(Charts and diagrams as code)
::::::

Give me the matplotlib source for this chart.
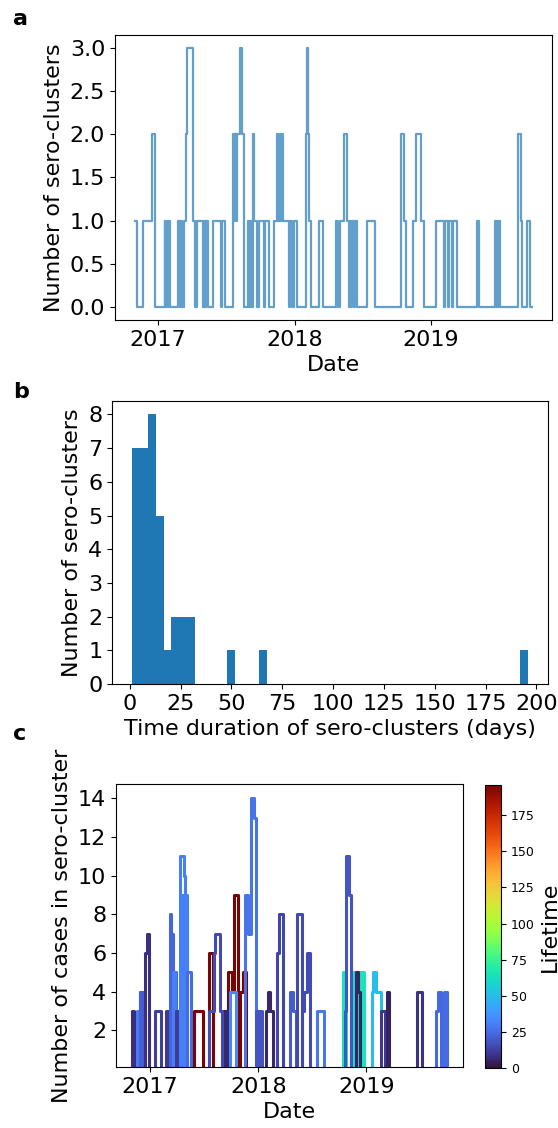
"""
Sero-cluster overview, 2016-2019.
a) number of active sero-clusters per day
b) histogram of sero-cluster durations
c) number of cases in each sero-cluster over time, coloured by lifetime
"""

import numpy as np
import pandas as pd
import matplotlib
matplotlib.use("Agg")
import matplotlib.pyplot as plt
import matplotlib.dates as mdates
import matplotlib.ticker as mticker
from matplotlib import colors, cm

plt.rcParams["font.size"] = 16

# ---------------------------------------------------------------------------
# Data (days counted from START)
# ---------------------------------------------------------------------------
START = pd.Timestamp("2016-10-31")

# a) active sero-clusters, step changes
a_day = [0, 7, 22, 47, 53, 80, 82, 85, 88, 90, 95, 115, 120, 122, 125, 131,
         137, 140, 155, 162, 167, 182, 184, 188, 191, 195, 208, 231, 233, 241,
         262, 263, 266, 269, 271, 274, 282, 286, 293, 302, 304, 308, 312, 315,
         317, 319, 328, 331, 346, 349, 359, 373, 380, 384, 387, 390, 393, 397,
         412, 415, 419, 426, 433, 457, 459, 461, 463, 466, 470, 492, 504, 537,
         543, 548, 559, 568, 572, 575, 578, 582, 585, 589, 594, 621, 643, 711,
         713, 720, 726, 743, 752, 765, 772, 805, 827, 829, 838, 841, 847, 850,
         862, 915, 919, 962, 965, 968, 971, 974, 977, 1024, 1025, 1032, 1036,
         1048, 1056, 1062]
a_count = [1, 0, 1, 2, 0, 1, 0, 1, 0, 1, 0, 1, 0, 1, 0, 1,
           2, 3, 1, 0, 1, 0, 1, 0, 1, 0, 1, 0, 1, 0,
           1, 2, 1, 2, 1, 2, 3, 2, 0, 1, 0, 1, 0, 1,
           2, 1, 0, 1, 0, 1, 0, 1, 2, 1, 2, 1, 2, 1,
           0, 1, 0, 1, 0, 1, 2, 3, 2, 1, 0, 1, 0, 1,
           0, 1, 2, 1, 0, 1, 0, 1, 0, 1, 0, 1, 0, 1,
           2, 1, 0, 1, 2, 1, 0, 1, 0, 1, 0, 1, 0, 1,
           0, 1, 0, 1, 0, 1, 0, 1, 0, 1, 2, 1, 0,
           1, 0, 0]

# b) duration of each sero-cluster (days)
durations = [1, 2, 3, 3, 4, 4, 4, 5, 6, 6, 7, 7, 8, 8, 9, 9, 10, 10, 11, 11,
             12, 12, 13, 14, 14, 15, 16, 18, 21, 23, 25, 27, 29, 31, 50, 65, 196]

# c) cases per sero-cluster
cl_lifetime = [7, 30, 21, 8, 12, 10, 23, 31, 11, 31, 31, 25, 196, 16, 6, 33,
               27, 18, 6, 14, 20, 15, 16, 29, 65, 18, 5, 50, 10, 4, 9, 24, 25]
cl_days = [
    [0, 9],
    [18, 28, 38],
    [29, 38],
    [46, 50, 58],
    [80, 97],
    [114, 127],
    [129, 134, 140, 150],
    [138, 146],
    [150, 161],
    [164, 176, 180, 186],
    [171, 179],
    [186, 200],
    [209, 242, 262, 273, 307, 324, 337, 346, 357, 366, 374, 384],
    [262, 276, 281, 297, 303],
    [316, 326],
    [333, 352],
    [383, 391, 403, 413, 418],
    [419, 424, 426, 431, 433, 438],
    [453, 461, 468, 476],
    [490, 497, 509],
    [535, 545, 554],
    [557, 573],
    [573, 583, 593, 602],
    [625, 650],
    [712, 717, 720, 724, 748, 752, 756, 760, 766, 772, 778, 784],
    [719, 723, 733, 740],
    [756, 763, 771],
    [812, 816, 824, 843, 857],
    [840, 854],
    [862, 870],
    [964, 980],
    [1026, 1034, 1043],
    [1054, 1065],
]
cl_cases = [
    [3, 0],
    [3, 4, 0],
    [4, 0],
    [6, 7, 0],
    [3, 0],
    [3, 0],
    [8, 7, 5, 0],
    [5, 0],
    [3, 0],
    [11, 10, 9, 0],
    [9, 0],
    [5, 0],
    [3, 0, 6, 0, 3, 5, 4, 9, 0, 4, 5, 0],
    [3, 6, 7, 3, 0],
    [3, 0],
    [4, 0],
    [9, 7, 14, 13, 0],
    [3, 0, 3, 0, 3, 0],
    [3, 4, 3, 0],
    [6, 8, 0],
    [4, 3, 0],
    [8, 0],
    [3, 4, 6, 0],
    [3, 0],
    [5, 0, 5, 0, 5, 0, 5, 0, 5, 0, 5, 0],
    [3, 11, 9, 0],
    [5, 4, 0],
    [4, 5, 4, 3, 0],
    [3, 0],
    [4, 0],
    [4, 0],
    [3, 4, 0],
    [4, 0],
]


def to_dates(days):
    return START + pd.to_timedelta(np.asarray(days), unit="D")


# ---------------------------------------------------------------------------
# Figure
# ---------------------------------------------------------------------------
fig = plt.figure(figsize=(5.58, 11.28), dpi=100)

ax_a = fig.add_axes([0.206, 0.7163, 0.783, 0.2527])
ax_b = fig.add_axes([0.2007, 0.3936, 0.7814, 0.2509])
ax_c = fig.add_axes([0.2079, 0.0541, 0.6219, 0.2509])
cax = fig.add_axes([0.8692, 0.0532, 0.0287, 0.2509])

# -- a: active clusters --
ax_a.step(to_dates(a_day), a_count, where="post", color="tab:blue",
          alpha=0.7, linewidth=1.6)
ax_a.set_xlabel("Date")
ax_a.set_ylabel("Number of sero-clusters")
ax_a.xaxis.set_major_locator(mdates.YearLocator())
ax_a.xaxis.set_major_formatter(mdates.DateFormatter("%Y"))
ax_a.yaxis.set_major_locator(mticker.MultipleLocator(0.5))

# -- b: durations --
ax_b.hist(durations, bins=50, color="tab:blue")
ax_b.set_xlabel("Time duration of sero-clusters (days)")
ax_b.set_ylabel("Number of sero-clusters")
ax_b.yaxis.set_major_locator(mticker.MultipleLocator(1))
ax_b.xaxis.set_major_locator(mticker.MultipleLocator(25))

# -- c: cases per cluster --
cmap = plt.get_cmap("turbo")
norm = colors.Normalize(vmin=0, vmax=max(durations))
for lt, days, cases in zip(cl_lifetime, cl_days, cl_cases):
    ax_c.step(to_dates([days[0]] + days), [0] + cases, where="post",
              color=cmap(norm(lt)), linewidth=2.2)
ax_c.set_ylim(0.1, 14.75)
ax_c.set_xlabel("Date")
ax_c.set_ylabel("Number of cases in sero-cluster")
ax_c.xaxis.set_major_locator(mdates.YearLocator())
ax_c.xaxis.set_major_formatter(mdates.DateFormatter("%Y"))
ax_c.yaxis.set_major_locator(mticker.MultipleLocator(2))

sm = cm.ScalarMappable(norm=norm, cmap=cmap)
cb = fig.colorbar(sm, cax=cax)
cb.ax.tick_params(labelsize=9)
cb.set_label("Lifetime", fontsize=16)

# panel letters
for letter, y in [("a", 0.978), ("b", 0.647), ("c", 0.344)]:
    fig.text(0.024, y, letter, fontsize=16, fontweight="bold", va="baseline")

fig.savefig("out.png", dpi=100)
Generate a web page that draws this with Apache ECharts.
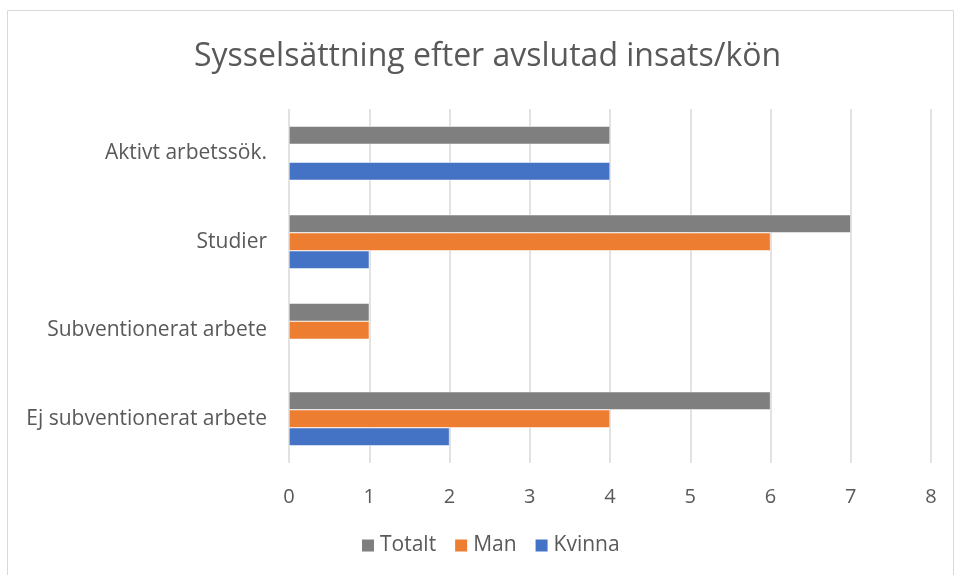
<!DOCTYPE html>
<html>
<head>
<meta charset="utf-8">
<script src="https://cdn.jsdelivr.net/npm/echarts@6/dist/echarts.min.js"></script>
<style>
  html, body { margin: 0; padding: 0; background: #fff; }
  #chart { width: 957px; height: 575px; }
</style>
</head>
<body>
<div id="chart"></div>
<script>
const categories = ['Ej subventionerat arbete', 'Subventionerat arbete', 'Studier', 'Aktivt arbetssök.']
const totalt = [6, 1, 7, 4]
const man = [4, 1, 6, null]
const kvinna = [2, null, 1, 4]

const chart = echarts.init(document.getElementById('chart'))
const font = 'Open Sans, Noto Sans, sans-serif'

const option = {
  animation: false,
  graphic: [
    {
      type: 'rect',
      shape: { x: 7.5, y: 10.5, width: 946, height: 570 },
      style: { fill: 'none', stroke: '#d9d9d9', lineWidth: 1 },
      silent: true
    }
  ],
  title: {
    text: 'Sysselsättning efter avslutad insats/kön',
    left: 189,
    top: 36,
    textStyle: { color: '#595959', fontSize: 32, fontWeight: 'normal', fontFamily: font }
  },
  legend: {
    data: ['Totalt', 'Man', 'Kvinna'],
    bottom: 14,
    left: 355,
    itemWidth: 14,
    itemHeight: 14,
    itemGap: 17,
    icon: 'rect',
    textStyle: { color: '#595959', fontSize: 21, fontFamily: font }
  },
  grid: {
    left: 289,
    right: 26,
    top: 109,
    bottom: 112
  },
  xAxis: {
    type: 'value',
    min: 0,
    max: 8,
    interval: 1,
    axisLine: { show: false },
    axisTick: { show: false },
    axisLabel: { color: '#595959', fontSize: 20, fontFamily: font, margin: 24 },
    splitLine: { lineStyle: { color: '#d9d9d9', width: 1.5 } }
  },
  yAxis: {
    type: 'category',
    data: categories,
    axisLine: { show: false },
    axisTick: { show: false },
    axisLabel: { color: '#595959', fontSize: 21, fontFamily: font, margin: 22 }
  },
  series: [
    {
      name: 'Totalt', type: 'bar', data: totalt,
      barWidth: 18, barGap: '0%',
      itemStyle: { color: '#7f7f7f', borderColor: '#fff', borderWidth: 0.5 }
    },
    {
      name: 'Man', type: 'bar', data: man,
      barWidth: 18, barGap: '0%',
      itemStyle: { color: '#ed7d31', borderColor: '#fff', borderWidth: 0.5 }
    },
    {
      name: 'Kvinna', type: 'bar', data: kvinna,
      barWidth: 18, barGap: '0%',
      itemStyle: { color: '#4472c4', borderColor: '#fff', borderWidth: 0.5 }
    }
  ]
}

chart.setOption(option)
</script>
</body>
</html>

::::::

- [What is expected]: Make an exact copy of the lines from the one with "Generate a web" through the one with "const font = 'Open", both ends in, and nothing else. Drop every picture.

- [Answer to the task]:
Generate a web page that draws this with Apache ECharts.
<!DOCTYPE html>
<html>
<head>
<meta charset="utf-8">
<script src="https://cdn.jsdelivr.net/npm/echarts@6/dist/echarts.min.js"></script>
<style>
  html, body { margin: 0; padding: 0; background: #fff; }
  #chart { width: 957px; height: 575px; }
</style>
</head>
<body>
<div id="chart"></div>
<script>
const categories = ['Ej subventionerat arbete', 'Subventionerat arbete', 'Studier', 'Aktivt arbetssök.']
const totalt = [6, 1, 7, 4]
const man = [4, 1, 6, null]
const kvinna = [2, null, 1, 4]

const chart = echarts.init(document.getElementById('chart'))
const font = 'Open Sans, Noto Sans, sans-serif'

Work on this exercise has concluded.